Understanding Your Data in Machine Learning: A Comprehensive Guide
Data exploration is a crucial step in the machine learning process. It involves describing, visualizing, and analyzing data to gain insights and a better understanding of the dataset. By exploring the data, we can identify key characteristics, patterns, and potential issues that may impact the performance of our machine learning models.
In this blog post, we will delve into the key concepts related to data exploration and provide an example code snippet to demonstrate how these concepts can be applied in practice.
Key Concepts in Data Exploration:
Instances and Features:
- An instance refers to a single row of data, representing an independent example in the dataset.
- Features, also known as attributes, are the columns of data that describe each instance. Features can be categorical or continuous.
Categorical vs. Continuous Features:
- Categorical features hold data in discrete form with a limited set of possible values.
- Continuous features store data as integers or real numbers with an infinite range of values.
Dimensionality:
- Dimensionality refers to the number of features in a dataset.
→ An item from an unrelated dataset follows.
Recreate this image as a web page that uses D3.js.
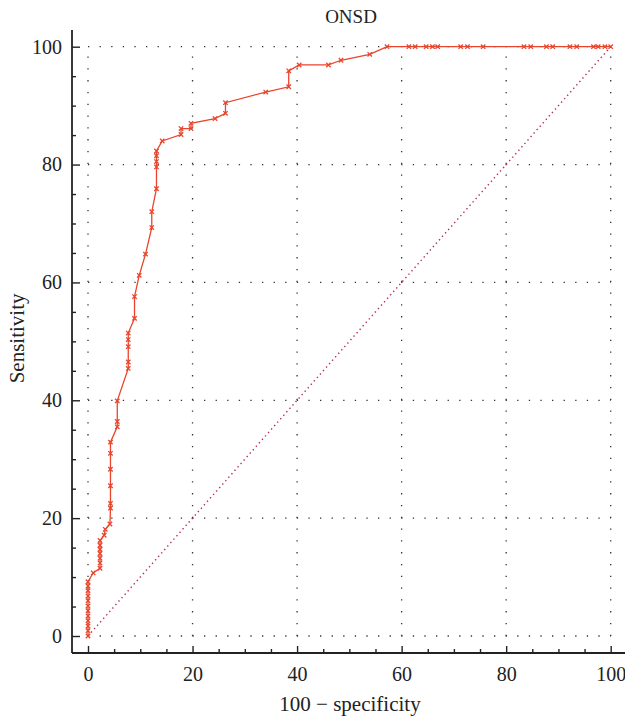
<!DOCTYPE html>
<html>
<head>
<meta charset="utf-8">
<script src="https://cdn.jsdelivr.net/npm/d3@7"></script>
<style>
  html, body { margin: 0; padding: 0; background: #fff; }
  svg text { font-family: "Liberation Serif", "Times New Roman", serif; fill: #222; }
</style>
</head>
<body>
<div id="app"></div>
<script>
(function (d3) {
  'use strict'

  // ROC points, 100 - specificity vs sensitivity
  const fpr = [0, 0, 0, 0, 0, 0, 0, 0, 0, 0, 0, 0,
    1.0, 2.3, 2.3, 2.3, 2.3, 2.3, 2.3, 2.3,
    3.1, 3.3, 4.2, 4.3, 4.3, 4.3, 4.3, 4.3, 4.3,
    5.6, 5.6, 5.6,
    7.7, 7.7, 7.7, 7.7, 7.7,
    8.9, 8.9, 9.8, 11.0, 12.2, 12.2,
    13.1, 13.1, 13.1, 13.1, 13.1,
    14.2, 17.8, 17.8, 19.7, 19.7,
    24.3, 26.3, 26.3, 34.0, 38.4, 38.4,
    40.4, 46.0, 48.4, 53.9, 57.2,
    61.4, 62.6, 64.7, 65.9, 66.9, 71.3, 72.6, 75.6, 83.4, 84.7,
    87.7, 88.9, 92.2, 93.5, 96.7, 97.6, 98.9, 100]
  const sens = [0, 0.9, 1.7, 2.6, 3.4, 4.3, 5.1, 6.0, 6.8, 7.7, 8.5, 9.2,
    10.7, 11.5, 12.4, 13.2, 14.0, 14.7, 15.4, 16.2,
    17.1, 18.1, 19.0, 21.7, 22.5, 25.5, 28.3, 31.0, 32.9,
    35.5, 36.4, 39.9,
    45.4, 46.5, 49.1, 50.3, 51.4,
    53.9, 57.6, 61.2, 64.8, 69.3, 72.0,
    75.9, 79.6, 80.5, 81.5, 82.3,
    84.0, 85.1, 86.1, 86.1, 87.0,
    87.8, 88.7, 90.5, 92.3, 93.2, 95.9,
    96.9, 96.9, 97.7, 98.7, 100,
    100, 100, 100, 100, 100, 100, 100, 100, 100, 100,
    100, 100, 100, 100, 100, 100, 100, 100]

  const majorTicks = [0, 20, 40, 60, 80, 100]
  const minorTicks = [5, 10, 15, 25, 30, 35, 45, 50, 55, 65, 70, 75, 85, 90, 95]
  const diagonal = [0, 100]

  const title = 'ONSD'
  const xTitle = '100 \u2212 specificity'
  const yTitle = 'Sensitivity'

  const width = 625
  const height = 716

  const x = d3.scaleLinear().domain([0, 100]).range([88, 610.7])
  const y = d3.scaleLinear().domain([0, 100]).range([636, 46.7])
  const frameX = x.invert(72)
  const frameY = y.invert(653)
  const frameTop = y.invert(30)
  const frameRight = x.invert(625)

  const svg = d3.select('#app')
                .append('svg')
                .attr('width', width)
                .attr('height', height)

  // dotted grid
  const grid = svg.append('g')
  grid.selectAll('.gx')
      .data(majorTicks)
      .enter()
      .append('line')
      .attr('x1', d => x(d)).attr('x2', d => x(d))
      .attr('y1', y(0)).attr('y2', y(100))
      .style('stroke', '#333')
      .style('stroke-width', 1.3)
      .style('stroke-dasharray', '1.3 10.5')
  grid.selectAll('.gy')
      .data(majorTicks)
      .enter()
      .append('line')
      .attr('y1', d => y(d)).attr('y2', d => y(d))
      .attr('x1', x(0)).attr('x2', x(100))
      .style('stroke', '#333')
      .style('stroke-width', 1.3)
      .style('stroke-dasharray', '1.3 10.3')

  // reference diagonal
  svg.append('line')
     .attr('x1', x(diagonal[0])).attr('y1', y(diagonal[0]))
     .attr('x2', x(diagonal[1])).attr('y2', y(diagonal[1]))
     .style('stroke', '#b5305a')
     .style('stroke-width', 1.4)
     .style('stroke-dasharray', '1.4 3.2')

  // axes
  const yAxisMajor = d3.axisLeft(y).tickValues(majorTicks).tickSize(-8).tickPadding(10)
  const yAxisMinor = d3.axisLeft(y).tickValues(minorTicks).tickSize(-4).tickFormat('')
  const xAxisMajor = d3.axisBottom(x).tickValues(majorTicks).tickSize(-7).tickPadding(14)
  const xAxisMinor = d3.axisBottom(x).tickValues(minorTicks).tickSize(-4).tickFormat('')

  const styleAxis = function (g) {
    g.select('.domain').remove()
    g.selectAll('line').style('stroke', '#222').style('stroke-width', 1.4)
    g.selectAll('text').style('font-size', '20px').style('font-family', '"Liberation Serif", serif').style('fill', '#222')
  }

  svg.append('g').attr('transform', 'translate(' + x(frameX) + ',0)').call(yAxisMajor).call(styleAxis)
  svg.append('g').attr('transform', 'translate(' + x(frameX) + ',0)').call(yAxisMinor).call(styleAxis)
  svg.append('g').attr('transform', 'translate(0,' + y(frameY) + ')').call(xAxisMajor).call(styleAxis)
  svg.append('g').attr('transform', 'translate(0,' + y(frameY) + ')').call(xAxisMinor).call(styleAxis)

  svg.append('line')
     .attr('x1', x(frameX)).attr('x2', x(frameX))
     .attr('y1', y(frameY)).attr('y2', y(frameTop))
     .style('stroke', '#222').style('stroke-width', 1.8)
  svg.append('line')
     .attr('x1', x(frameX)).attr('x2', x(frameRight))
     .attr('y1', y(frameY)).attr('y2', y(frameY))
     .style('stroke', '#222').style('stroke-width', 1.8)

  // ROC curve
  const pts = fpr.map((f, i) => [f, sens[i]])
  const line = d3.line().x(d => x(d[0])).y(d => y(d[1]))
  svg.append('path')
     .datum(pts)
     .attr('d', line)
     .style('fill', 'none')
     .style('stroke', '#e8452c')
     .style('stroke-width', 1.3)

  const m = 2.2
  svg.selectAll('.mark')
     .data(pts)
     .enter()
     .append('path')
     .attr('class', 'mark')
     .attr('transform', d => 'translate(' + x(d[0]) + ',' + y(d[1]) + ')')
     .attr('d', 'M' + (-m) + ',' + (-m) + 'L' + m + ',' + m + 'M' + (-m) + ',' + m + 'L' + m + ',' + (-m))
     .style('stroke', '#e8452c')
     .style('stroke-width', 1.3)
     .style('fill', 'none')

  // titles
  svg.append('text')
     .attr('x', 351).attr('y', 23)
     .attr('text-anchor', 'middle')
     .style('font-size', '19px')
     .text(title)
  svg.append('text')
     .attr('x', 350).attr('y', 711)
     .attr('text-anchor', 'middle')
     .style('font-size', '21px')
     .text(xTitle)
  svg.append('text')
     .attr('transform', 'translate(24,' + y(50.5) + ') rotate(-90)')
     .attr('text-anchor', 'middle')
     .style('font-size', '21px')
     .text(yTitle)

})(d3)
</script>
</body>
</html>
Higher dimensionality provides more detailed information but also increases computational complexity.
Sparsity and Density:
- Sparsity indicates the percentage of missing or undefined values in the dataset.
- Density is the complement of sparsity, representing the proportion of available data for features.
Example Code Snippet:
Let’s consider a simplified example using Python and the Pandas library to explore a loan dataset:
import pandas as pd
# Load the loan dataset
data = pd.read_csv('loan_data.csv')
# Display basic information about the dataset
print("Number of rows and columns:", data.shape)
print("Data types of features:")
print(data.dtypes)
print("Missing values:")
print(data.isnull().sum())
# Explore categorical features
categorical_features = ['customer_name', 'loan_grade', 'loan_purpose', 'loan_outcome']
for feature in categorical_features:
print("Unique values for", feature, ":", data[feature].unique())
# Explore continuous feature
continuous_feature = 'loan_amount'
print("Summary statistics for loan amount:")
print(data[continuous_feature].describe())
# Calculate sparsity and density
sparsity = data.isnull().sum().sum() / (data.shape[0] * data.shape[1]) * 100
density = 100 - sparsity
print("Sparsity:", sparsity, "%")
print("Density:", density, "%")
This code snippet demonstrates how to load a loan dataset, explore its structure, analyze categorical and continuous features, and calculate sparsity and density metrics.
In conclusion, data exploration is a fundamental step in preparing data for machine learning models. By understanding the characteristics of the dataset, we can make informed decisions and enhance the performance of our models. Remember, the more you know about your data, the better equipped you are to build accurate and robust machine learning solutions.